Updated: Aug 12, 2020

Individual Coverage Health Reimbursement Accounts (ICHRA) are a specialized type of HRAs, that allow employers to reimburse, among a variety of medical expenses, individual health insurance premiums (as well as dental, vision and other exempted benefits). The program was made available by legislation on January 1st, 2020. You can read more at gonewedge.com/ICHRA


With the background out of the way, what makes an ICHRA a unique risk-transfer mechanism for the self-funded market, is the ability to offer the ICHRA to specific classes of an employer population.


So let's walk through what this might mean for a 1000 person company with 800 employees enrolled on their major medical plan.

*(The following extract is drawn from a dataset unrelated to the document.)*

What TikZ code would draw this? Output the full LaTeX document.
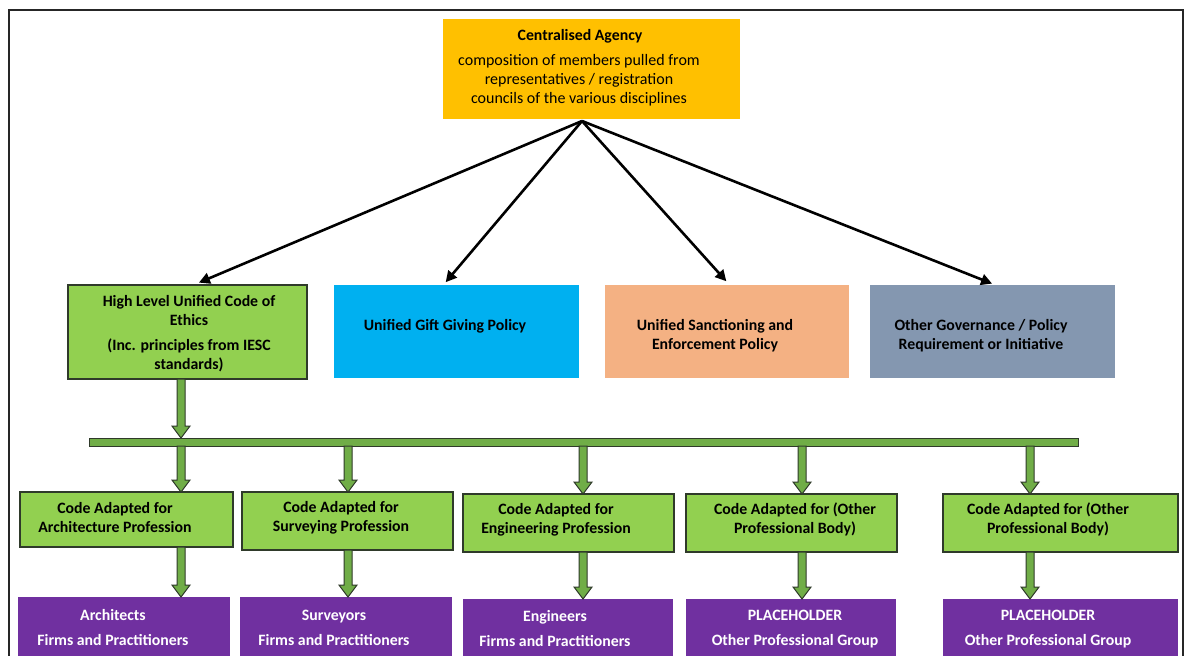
\documentclass[tikz,border=0pt]{standalone}
\usepackage{fontspec}
\setmainfont{Carlito}
\usetikzlibrary{arrows.meta,calc}

\definecolor{agencyfill}{HTML}{FFC000}
\definecolor{codefill}{HTML}{92D050}
\definecolor{giftfill}{HTML}{00B0F0}
\definecolor{sanctionfill}{HTML}{F4B183}
\definecolor{otherfill}{HTML}{8497B0}
\definecolor{groupfill}{HTML}{7030A0}
\definecolor{barfill}{HTML}{70AD47}
\definecolor{edgedark}{HTML}{2F3A2A}

% green block arrow from #1 to #2, both taken at the x of column #3
\newcommand\blkarrow[3]{%
  \draw[blockarrow] let \p1=(#1 -| #3), \p2=(#2 -| #3) in
    (\x1-4pt,\y1) -- (\x1+4pt,\y1) -- (\x1+4pt,\y2+12pt) -- (\x1+9pt,\y2+12pt)
    -- (\x1,\y2) -- (\x1-9pt,\y2+12pt) -- (\x1-4pt,\y2+12pt) -- cycle;}

\begin{document}
\begin{tikzpicture}[x=1pt,y=-1pt,
  box/.style={inner sep=0pt, outer sep=0pt, anchor=north west},
  codebox/.style={box, fill=codefill, draw=edgedark, line width=1.2pt},
  groupbox/.style={box, fill=groupfill},
  txt/.style={align=center, inner sep=0pt, font=\bfseries\fontsize{15.8}{19}\selectfont},
  bodytxt/.style={align=center, inner sep=0pt, font=\fontsize{16}{19}\selectfont},
  grouptxt/.style={align=center, inner sep=0pt, text=white, font=\bfseries\fontsize{15.8}{25}\selectfont},
  conn/.style={line width=2.6pt, black, -{Triangle[length=11pt,width=11pt]}, shorten >=1pt},
  blockarrow/.style={fill=barfill, draw=edgedark, line width=1pt, line join=miter}]

\useasboundingbox (0,0) rectangle (1189,656);
\clip (0,0) rectangle (1189,656);
\fill[white] (0,0) rectangle (1189,656);
\draw[line width=2.2pt, black!85] (9,10) rectangle (1183,700);

% column positions of the block arrows
\coordinate (k1) at (181,0);
\coordinate (k2) at (348,0);
\coordinate (k3) at (583,0);
\coordinate (k4) at (802,0);
\coordinate (k5) at (1030,0);

% top: centralised agency
\node[box, fill=agencyfill, minimum width=297pt, minimum height=100pt] (agency) at (443,19) {};
\node[txt] (agencyT) at (580,36) {Centralised Agency};
\node[bodytxt] (agencyB) at (579,80) {composition of members pulled from\\representatives / registration\\councils of the various disciplines};
\coordinate (hub) at ($(agency.south west)+(139,2)$);

% policy row
\node[codebox, minimum width=239pt, minimum height=94pt] (ethics) at (68,285) {};
\node[txt] (ethicsA) at (189,310) {High Level Unified Code of\\Ethics};
\node[txt] (ethicsB) at (189,355.5) {(Inc. principles from IESC\\standards)};

\node[box, fill=giftfill, minimum width=245pt, minimum height=93pt] (gift) at (334,285) {};
\node[txt] (giftT) at (445,326) {Unified Gift Giving Policy};

\node[box, fill=sanctionfill, minimum width=244pt, minimum height=93pt] (sanction) at (605,285) {};
\node[txt] (sanctionT) at (715,335.5) {Unified Sanctioning and\\Enforcement Policy};

\node[box, fill=otherfill, minimum width=245pt, minimum height=93pt] (other) at (870,285) {};
\node[txt] (otherT) at (981,335.5) {Other Governance / Policy\\Requirement or Initiative};

\draw[conn] (hub) -- ($(ethics.north west)+(130,-2)$);
\draw[conn] (hub) -- ($(gift.north west)+(111,-2)$);
\draw[conn] (hub) -- ($(sanction.north west)+(122,-3)$);
\draw[conn] (hub) -- ($(other.north west)+(123,-1)$);

% distribution bar
\node[box, fill=barfill, draw=edgedark, line width=1pt, minimum width=989pt, minimum height=8pt] (bar) at (89,438) {};
\blkarrow{ethics.south}{bar.north}{k1}

% adapted codes
\node[codebox, minimum width=213pt, minimum height=55pt] (c1) at (20,492) {};
\node[codebox, minimum width=211pt, minimum height=58pt] (c2) at (242,492) {};
\node[codebox, minimum width=211pt, minimum height=58pt] (c3) at (463,494) {};
\node[codebox, minimum width=211pt, minimum height=58pt] (c4) at (686,494) {};
\node[codebox, minimum width=235pt, minimum height=58pt] (c5) at (943,494) {};
\node[txt] (c1T) at (115,517.5) {Code Adapted for\\Architecture Profession};
\node[txt] (c2T) at (341,517.5) {Code Adapted for\\Surveying Profession};
\node[txt] (c3T) at (556,519.5) {Code Adapted for\\Engineering Profession};
\node[txt] (c4T) at (795,519.5) {Code Adapted for (Other\\Professional Body)};
\node[txt] (c5T) at (1048,519.5) {Code Adapted for (Other\\Professional Body)};

\blkarrow{bar.south}{c1.north}{k1}
\blkarrow{bar.south}{c2.north}{k2}
\blkarrow{bar.south}{c3.north}{k3}
\blkarrow{bar.south}{c4.north}{k4}
\blkarrow{bar.south}{c5.north}{k5}

% practitioner groups
\node[groupbox, minimum width=212pt, minimum height=70pt] (p1) at (18,597) {};
\node[groupbox, minimum width=212pt, minimum height=70pt] (p2) at (240,597) {};
\node[groupbox, minimum width=210pt, minimum height=70pt] (p3) at (463,599) {};
\node[groupbox, minimum width=210pt, minimum height=70pt] (p4) at (686,599) {};
\node[groupbox, minimum width=235pt, minimum height=70pt] (p5) at (943,599) {};
\node[grouptxt] (p1T) at (113,627.5) {Architects\\Firms and Practitioners};
\node[grouptxt] (p2T) at (334,627.5) {Surveyors\\Firms and Practitioners};
\node[grouptxt] (p3T) at (555,629) {Engineers\\Firms and Practitioners};
\node[grouptxt] (p4T) at (795,629) {PLACEHOLDER\\Other Professional Group};
\node[grouptxt] (p5T) at (1048,629) {PLACEHOLDER\\Other Professional Group};

\blkarrow{c1.south}{p1.north}{k1}
\blkarrow{c2.south}{p2.north}{k2}
\blkarrow{c3.south}{p3.north}{k3}
\blkarrow{c4.south}{p4.north}{k4}
\blkarrow{c5.south}{p5.north}{k5}
\end{tikzpicture}
\end{document}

  • 60% of claims cost comes from 2 of 10 locations

  • At these 2 locations, there are 160 employees enrolled in the plan

The employer would initially save:

  • Claims cost - variable cost

  • Stop loss premium - fixed cost

  • Administration premium - fixed cost

The employer would then spend:

  • ICHRA contribution - roughly to stop loss premium

  • ICHRA administration fee - similar to self funded administration premium

The employer would then net save: 60% of claims cost.


So, what could an ICHRA do for a self-funded major medical plan? Save claims cost, give over 90% of employees equal or better coverage, and lower long-term year over year renewal costs.